• _Task description_: Here are some records; copy every line that holds the word "chart".
==== Task material ====
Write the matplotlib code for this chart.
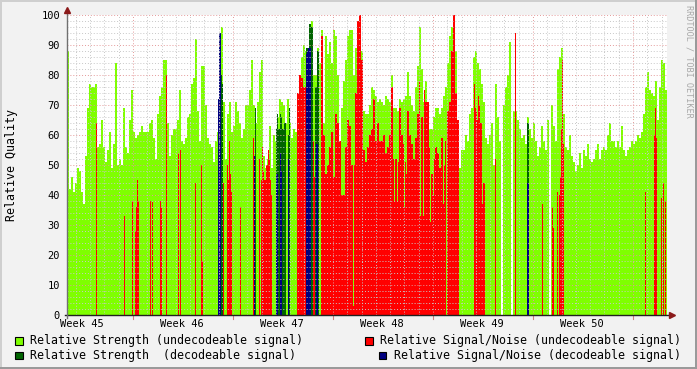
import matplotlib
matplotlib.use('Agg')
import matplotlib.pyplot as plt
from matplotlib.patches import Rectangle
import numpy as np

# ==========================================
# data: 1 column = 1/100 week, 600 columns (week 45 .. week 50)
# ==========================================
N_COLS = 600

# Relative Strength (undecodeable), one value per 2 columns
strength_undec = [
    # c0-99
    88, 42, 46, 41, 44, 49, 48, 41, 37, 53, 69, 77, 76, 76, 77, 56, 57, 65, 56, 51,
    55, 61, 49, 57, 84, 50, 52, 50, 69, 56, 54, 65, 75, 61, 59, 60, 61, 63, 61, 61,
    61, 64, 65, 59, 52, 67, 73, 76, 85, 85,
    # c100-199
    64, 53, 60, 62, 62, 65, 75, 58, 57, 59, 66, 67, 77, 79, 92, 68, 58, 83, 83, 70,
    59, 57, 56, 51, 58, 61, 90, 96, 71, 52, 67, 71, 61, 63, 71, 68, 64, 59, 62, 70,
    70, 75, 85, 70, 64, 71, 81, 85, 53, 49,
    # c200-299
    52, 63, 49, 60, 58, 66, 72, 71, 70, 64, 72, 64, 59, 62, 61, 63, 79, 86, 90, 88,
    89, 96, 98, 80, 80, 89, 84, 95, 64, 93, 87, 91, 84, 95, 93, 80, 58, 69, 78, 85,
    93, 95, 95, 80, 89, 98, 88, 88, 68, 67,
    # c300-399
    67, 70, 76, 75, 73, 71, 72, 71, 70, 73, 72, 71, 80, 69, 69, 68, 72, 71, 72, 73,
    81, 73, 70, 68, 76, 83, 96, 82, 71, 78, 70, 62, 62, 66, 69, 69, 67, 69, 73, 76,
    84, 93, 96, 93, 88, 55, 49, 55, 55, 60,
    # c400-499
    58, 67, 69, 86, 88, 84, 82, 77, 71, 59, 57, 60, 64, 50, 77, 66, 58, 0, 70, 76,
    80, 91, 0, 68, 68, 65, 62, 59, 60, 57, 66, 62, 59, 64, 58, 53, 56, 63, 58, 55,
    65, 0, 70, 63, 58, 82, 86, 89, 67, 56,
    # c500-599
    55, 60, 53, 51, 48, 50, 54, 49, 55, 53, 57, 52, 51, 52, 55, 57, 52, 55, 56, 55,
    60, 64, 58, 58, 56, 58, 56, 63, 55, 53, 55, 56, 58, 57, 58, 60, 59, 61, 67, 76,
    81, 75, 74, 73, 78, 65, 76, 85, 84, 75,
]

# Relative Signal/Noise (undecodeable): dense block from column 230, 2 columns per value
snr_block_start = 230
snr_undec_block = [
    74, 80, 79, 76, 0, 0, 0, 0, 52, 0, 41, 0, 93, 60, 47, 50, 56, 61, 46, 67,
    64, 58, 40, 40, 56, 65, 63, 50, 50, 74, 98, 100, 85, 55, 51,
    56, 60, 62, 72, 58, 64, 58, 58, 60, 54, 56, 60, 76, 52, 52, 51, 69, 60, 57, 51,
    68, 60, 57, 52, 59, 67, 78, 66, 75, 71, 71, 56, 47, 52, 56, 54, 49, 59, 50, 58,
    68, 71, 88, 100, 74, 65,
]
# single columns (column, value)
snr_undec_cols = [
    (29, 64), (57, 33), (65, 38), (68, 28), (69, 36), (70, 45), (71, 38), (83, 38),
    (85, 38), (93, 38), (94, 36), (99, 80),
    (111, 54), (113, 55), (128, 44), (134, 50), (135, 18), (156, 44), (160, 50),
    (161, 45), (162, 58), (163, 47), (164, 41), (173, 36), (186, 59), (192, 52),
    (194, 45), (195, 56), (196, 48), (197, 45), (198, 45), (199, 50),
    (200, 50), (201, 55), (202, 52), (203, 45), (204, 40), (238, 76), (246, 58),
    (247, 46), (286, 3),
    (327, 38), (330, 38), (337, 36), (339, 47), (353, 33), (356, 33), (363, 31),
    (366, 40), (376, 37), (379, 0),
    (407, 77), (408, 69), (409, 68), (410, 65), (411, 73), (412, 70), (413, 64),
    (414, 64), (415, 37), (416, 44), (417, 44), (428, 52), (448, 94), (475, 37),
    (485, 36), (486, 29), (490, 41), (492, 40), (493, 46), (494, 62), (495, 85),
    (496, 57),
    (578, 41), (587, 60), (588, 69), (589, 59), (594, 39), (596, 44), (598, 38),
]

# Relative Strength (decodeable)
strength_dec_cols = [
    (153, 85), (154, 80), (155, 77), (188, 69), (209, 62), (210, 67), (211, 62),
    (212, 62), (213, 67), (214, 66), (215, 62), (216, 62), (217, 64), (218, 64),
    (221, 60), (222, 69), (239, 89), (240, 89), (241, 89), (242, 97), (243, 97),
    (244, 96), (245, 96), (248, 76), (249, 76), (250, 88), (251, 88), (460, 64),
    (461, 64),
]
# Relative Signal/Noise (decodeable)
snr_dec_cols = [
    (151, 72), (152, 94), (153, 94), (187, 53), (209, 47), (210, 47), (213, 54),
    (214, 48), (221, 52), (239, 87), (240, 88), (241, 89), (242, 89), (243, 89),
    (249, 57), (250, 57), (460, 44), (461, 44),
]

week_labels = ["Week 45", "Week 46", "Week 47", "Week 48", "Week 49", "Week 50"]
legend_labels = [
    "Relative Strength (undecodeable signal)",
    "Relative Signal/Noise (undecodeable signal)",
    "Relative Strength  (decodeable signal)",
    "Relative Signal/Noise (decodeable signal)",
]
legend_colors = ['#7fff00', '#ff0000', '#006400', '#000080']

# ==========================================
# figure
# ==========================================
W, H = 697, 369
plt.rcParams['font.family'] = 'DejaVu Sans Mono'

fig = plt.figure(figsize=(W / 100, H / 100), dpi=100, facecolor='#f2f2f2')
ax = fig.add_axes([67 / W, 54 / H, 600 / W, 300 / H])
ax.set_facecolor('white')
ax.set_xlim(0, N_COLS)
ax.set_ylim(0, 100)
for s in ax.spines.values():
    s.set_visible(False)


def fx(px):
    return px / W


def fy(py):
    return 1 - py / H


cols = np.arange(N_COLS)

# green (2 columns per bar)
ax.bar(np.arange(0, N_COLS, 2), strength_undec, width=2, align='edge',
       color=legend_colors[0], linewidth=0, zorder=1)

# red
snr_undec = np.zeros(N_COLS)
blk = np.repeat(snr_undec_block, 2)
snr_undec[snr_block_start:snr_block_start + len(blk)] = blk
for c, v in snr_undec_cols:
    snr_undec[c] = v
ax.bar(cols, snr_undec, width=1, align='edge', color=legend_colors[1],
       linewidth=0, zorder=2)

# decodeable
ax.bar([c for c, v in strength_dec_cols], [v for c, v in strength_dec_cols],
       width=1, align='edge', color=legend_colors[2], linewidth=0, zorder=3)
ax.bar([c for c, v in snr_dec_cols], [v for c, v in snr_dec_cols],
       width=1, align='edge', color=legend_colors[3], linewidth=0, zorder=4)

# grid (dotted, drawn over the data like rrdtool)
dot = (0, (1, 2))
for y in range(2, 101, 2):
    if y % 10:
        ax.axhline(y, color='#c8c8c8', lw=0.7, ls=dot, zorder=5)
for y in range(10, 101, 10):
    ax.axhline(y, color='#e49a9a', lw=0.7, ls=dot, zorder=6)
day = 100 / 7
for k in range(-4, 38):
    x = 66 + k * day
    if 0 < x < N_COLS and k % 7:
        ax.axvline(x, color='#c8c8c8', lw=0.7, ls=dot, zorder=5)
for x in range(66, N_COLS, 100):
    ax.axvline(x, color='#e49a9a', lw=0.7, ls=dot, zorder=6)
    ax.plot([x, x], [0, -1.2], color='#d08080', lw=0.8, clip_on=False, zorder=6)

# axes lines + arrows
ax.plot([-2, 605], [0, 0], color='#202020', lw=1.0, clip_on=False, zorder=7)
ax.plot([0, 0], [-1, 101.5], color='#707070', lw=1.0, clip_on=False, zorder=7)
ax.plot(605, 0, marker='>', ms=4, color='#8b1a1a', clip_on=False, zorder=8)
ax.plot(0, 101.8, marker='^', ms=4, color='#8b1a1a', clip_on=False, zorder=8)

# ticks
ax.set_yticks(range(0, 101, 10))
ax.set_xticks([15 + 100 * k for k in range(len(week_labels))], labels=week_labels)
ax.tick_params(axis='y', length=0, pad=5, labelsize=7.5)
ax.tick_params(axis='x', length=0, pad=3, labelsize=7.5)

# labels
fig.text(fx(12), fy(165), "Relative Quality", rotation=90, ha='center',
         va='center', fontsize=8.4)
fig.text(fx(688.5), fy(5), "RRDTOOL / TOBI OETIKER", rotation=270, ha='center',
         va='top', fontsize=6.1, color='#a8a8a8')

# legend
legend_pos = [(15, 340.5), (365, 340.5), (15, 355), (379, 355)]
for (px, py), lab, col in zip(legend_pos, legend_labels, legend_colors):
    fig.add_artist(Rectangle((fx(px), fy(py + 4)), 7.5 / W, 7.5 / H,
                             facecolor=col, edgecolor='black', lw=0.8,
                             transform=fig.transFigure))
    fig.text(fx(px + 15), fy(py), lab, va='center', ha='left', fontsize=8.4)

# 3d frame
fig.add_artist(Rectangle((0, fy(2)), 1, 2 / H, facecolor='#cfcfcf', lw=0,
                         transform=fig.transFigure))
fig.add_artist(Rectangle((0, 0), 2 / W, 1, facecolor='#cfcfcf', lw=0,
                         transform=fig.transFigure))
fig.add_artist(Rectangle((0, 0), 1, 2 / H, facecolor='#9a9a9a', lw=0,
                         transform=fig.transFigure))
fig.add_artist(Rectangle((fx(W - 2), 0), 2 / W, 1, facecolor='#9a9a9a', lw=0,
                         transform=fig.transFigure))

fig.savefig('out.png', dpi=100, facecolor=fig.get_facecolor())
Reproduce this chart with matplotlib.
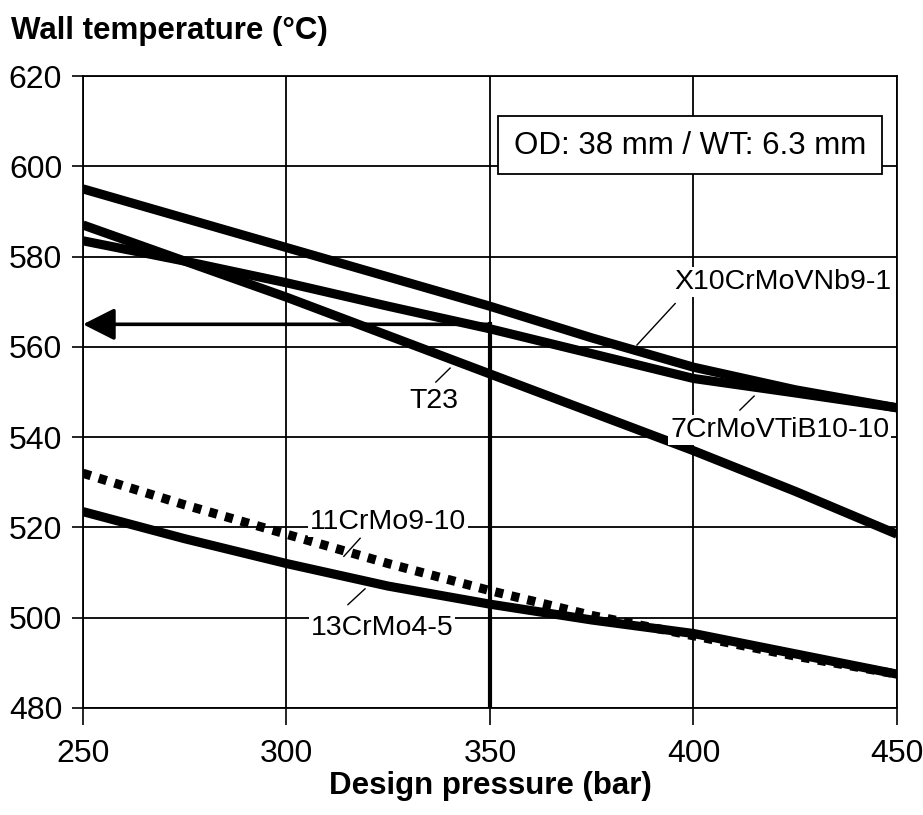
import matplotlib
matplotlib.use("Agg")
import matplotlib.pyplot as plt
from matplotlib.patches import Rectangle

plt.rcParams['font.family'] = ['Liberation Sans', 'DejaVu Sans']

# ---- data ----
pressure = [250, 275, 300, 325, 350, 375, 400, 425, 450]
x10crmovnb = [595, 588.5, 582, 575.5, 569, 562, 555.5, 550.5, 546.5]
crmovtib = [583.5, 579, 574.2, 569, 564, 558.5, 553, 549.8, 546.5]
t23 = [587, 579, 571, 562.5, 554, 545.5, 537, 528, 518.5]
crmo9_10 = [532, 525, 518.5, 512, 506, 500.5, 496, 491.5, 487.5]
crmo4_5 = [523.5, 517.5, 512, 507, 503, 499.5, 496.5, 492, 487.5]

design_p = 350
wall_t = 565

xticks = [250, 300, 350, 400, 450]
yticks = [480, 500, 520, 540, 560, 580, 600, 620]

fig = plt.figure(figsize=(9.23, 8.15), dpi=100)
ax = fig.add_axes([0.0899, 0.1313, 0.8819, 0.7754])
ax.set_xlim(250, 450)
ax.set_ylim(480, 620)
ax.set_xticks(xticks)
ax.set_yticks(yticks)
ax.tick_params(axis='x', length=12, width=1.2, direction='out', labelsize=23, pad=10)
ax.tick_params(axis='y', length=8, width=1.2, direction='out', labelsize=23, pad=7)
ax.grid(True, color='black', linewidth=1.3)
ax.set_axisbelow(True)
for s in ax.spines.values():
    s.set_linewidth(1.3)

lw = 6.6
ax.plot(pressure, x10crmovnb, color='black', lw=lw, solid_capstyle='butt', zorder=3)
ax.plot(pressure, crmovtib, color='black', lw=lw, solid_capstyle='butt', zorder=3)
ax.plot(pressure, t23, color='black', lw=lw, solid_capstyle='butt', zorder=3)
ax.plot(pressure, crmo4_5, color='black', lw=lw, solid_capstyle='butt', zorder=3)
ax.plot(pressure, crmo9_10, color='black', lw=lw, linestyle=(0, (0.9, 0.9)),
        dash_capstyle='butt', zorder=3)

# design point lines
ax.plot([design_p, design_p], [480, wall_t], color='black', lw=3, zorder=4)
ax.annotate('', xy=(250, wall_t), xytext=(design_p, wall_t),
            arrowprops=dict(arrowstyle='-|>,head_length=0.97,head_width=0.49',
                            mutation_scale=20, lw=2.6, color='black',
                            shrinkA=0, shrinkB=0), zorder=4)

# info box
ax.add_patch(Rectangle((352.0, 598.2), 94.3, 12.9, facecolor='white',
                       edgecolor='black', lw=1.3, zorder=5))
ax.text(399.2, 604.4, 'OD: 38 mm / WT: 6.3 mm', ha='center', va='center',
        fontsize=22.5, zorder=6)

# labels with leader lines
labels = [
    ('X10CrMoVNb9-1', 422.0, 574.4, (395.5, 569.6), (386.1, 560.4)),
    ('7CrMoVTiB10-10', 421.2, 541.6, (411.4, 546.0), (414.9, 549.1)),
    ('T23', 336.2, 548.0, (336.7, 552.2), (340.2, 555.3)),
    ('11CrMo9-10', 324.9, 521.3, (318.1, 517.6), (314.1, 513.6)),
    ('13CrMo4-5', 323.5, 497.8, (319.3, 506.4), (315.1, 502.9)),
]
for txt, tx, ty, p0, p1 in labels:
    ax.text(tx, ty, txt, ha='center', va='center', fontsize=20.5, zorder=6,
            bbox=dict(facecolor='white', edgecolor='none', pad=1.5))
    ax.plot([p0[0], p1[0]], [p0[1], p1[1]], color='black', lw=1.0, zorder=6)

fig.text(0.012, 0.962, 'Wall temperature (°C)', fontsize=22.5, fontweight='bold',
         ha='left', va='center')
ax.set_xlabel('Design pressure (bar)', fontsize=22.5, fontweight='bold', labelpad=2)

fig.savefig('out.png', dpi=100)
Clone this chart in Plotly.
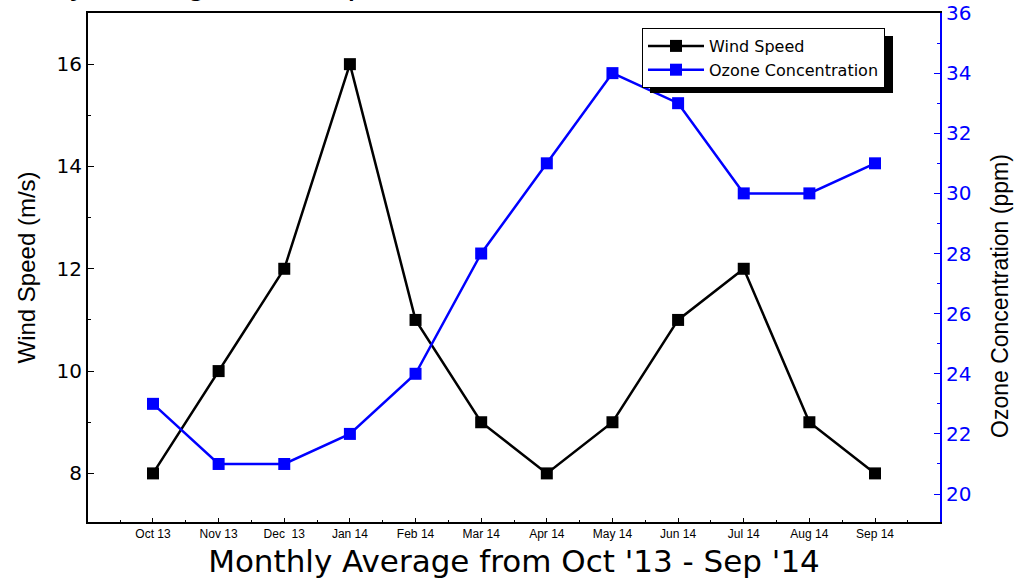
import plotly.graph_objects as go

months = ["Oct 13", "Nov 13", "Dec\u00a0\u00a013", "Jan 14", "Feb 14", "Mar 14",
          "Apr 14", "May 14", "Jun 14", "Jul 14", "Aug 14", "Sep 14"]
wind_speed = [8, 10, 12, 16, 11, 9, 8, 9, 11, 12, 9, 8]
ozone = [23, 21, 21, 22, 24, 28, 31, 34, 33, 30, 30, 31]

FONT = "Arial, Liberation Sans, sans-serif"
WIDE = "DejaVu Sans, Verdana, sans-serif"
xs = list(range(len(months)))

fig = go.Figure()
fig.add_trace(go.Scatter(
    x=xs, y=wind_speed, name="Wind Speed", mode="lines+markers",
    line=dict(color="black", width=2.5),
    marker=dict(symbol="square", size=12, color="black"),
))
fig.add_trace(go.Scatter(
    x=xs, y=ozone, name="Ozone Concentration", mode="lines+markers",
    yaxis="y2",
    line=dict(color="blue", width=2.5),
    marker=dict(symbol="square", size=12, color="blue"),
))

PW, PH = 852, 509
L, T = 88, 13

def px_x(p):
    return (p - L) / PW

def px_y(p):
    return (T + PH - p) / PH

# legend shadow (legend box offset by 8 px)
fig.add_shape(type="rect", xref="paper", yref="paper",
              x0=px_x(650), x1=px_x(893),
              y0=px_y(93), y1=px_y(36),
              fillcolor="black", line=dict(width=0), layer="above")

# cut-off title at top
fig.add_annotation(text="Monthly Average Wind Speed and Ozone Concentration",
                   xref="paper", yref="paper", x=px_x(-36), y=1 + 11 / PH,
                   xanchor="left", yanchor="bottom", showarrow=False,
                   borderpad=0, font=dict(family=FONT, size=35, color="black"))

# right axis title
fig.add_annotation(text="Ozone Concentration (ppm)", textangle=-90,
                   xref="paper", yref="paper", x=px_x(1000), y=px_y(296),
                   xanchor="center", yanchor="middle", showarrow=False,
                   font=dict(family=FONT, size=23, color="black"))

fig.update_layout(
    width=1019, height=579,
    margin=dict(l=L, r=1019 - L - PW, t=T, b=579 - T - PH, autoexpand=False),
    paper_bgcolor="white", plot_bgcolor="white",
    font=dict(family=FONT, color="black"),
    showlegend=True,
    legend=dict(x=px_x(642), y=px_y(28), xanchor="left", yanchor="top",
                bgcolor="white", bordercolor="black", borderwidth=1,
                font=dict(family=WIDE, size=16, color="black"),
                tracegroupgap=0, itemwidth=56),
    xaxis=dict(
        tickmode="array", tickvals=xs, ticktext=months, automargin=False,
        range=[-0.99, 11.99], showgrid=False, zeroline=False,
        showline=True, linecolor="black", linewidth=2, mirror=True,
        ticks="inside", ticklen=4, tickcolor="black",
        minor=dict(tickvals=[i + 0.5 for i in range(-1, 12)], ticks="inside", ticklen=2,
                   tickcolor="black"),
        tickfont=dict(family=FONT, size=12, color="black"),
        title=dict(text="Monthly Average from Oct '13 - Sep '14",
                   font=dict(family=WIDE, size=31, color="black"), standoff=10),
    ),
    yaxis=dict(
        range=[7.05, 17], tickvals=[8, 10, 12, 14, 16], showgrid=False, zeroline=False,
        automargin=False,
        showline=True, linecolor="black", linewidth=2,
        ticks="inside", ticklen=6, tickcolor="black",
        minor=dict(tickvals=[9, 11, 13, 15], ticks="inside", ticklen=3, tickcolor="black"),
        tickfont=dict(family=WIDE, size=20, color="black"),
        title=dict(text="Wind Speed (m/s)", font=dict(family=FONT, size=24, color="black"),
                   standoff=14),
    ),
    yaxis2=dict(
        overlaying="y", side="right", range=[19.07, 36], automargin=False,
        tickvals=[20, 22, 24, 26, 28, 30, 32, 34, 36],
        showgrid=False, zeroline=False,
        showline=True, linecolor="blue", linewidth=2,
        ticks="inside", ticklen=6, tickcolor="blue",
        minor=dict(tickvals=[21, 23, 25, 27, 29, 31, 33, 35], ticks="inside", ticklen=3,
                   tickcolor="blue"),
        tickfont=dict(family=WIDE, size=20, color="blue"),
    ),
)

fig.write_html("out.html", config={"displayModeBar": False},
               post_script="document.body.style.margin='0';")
====
• _Result for this task_:
Write the matplotlib code for this chart.
Reproduce this chart with matplotlib.
Clone this chart in Plotly.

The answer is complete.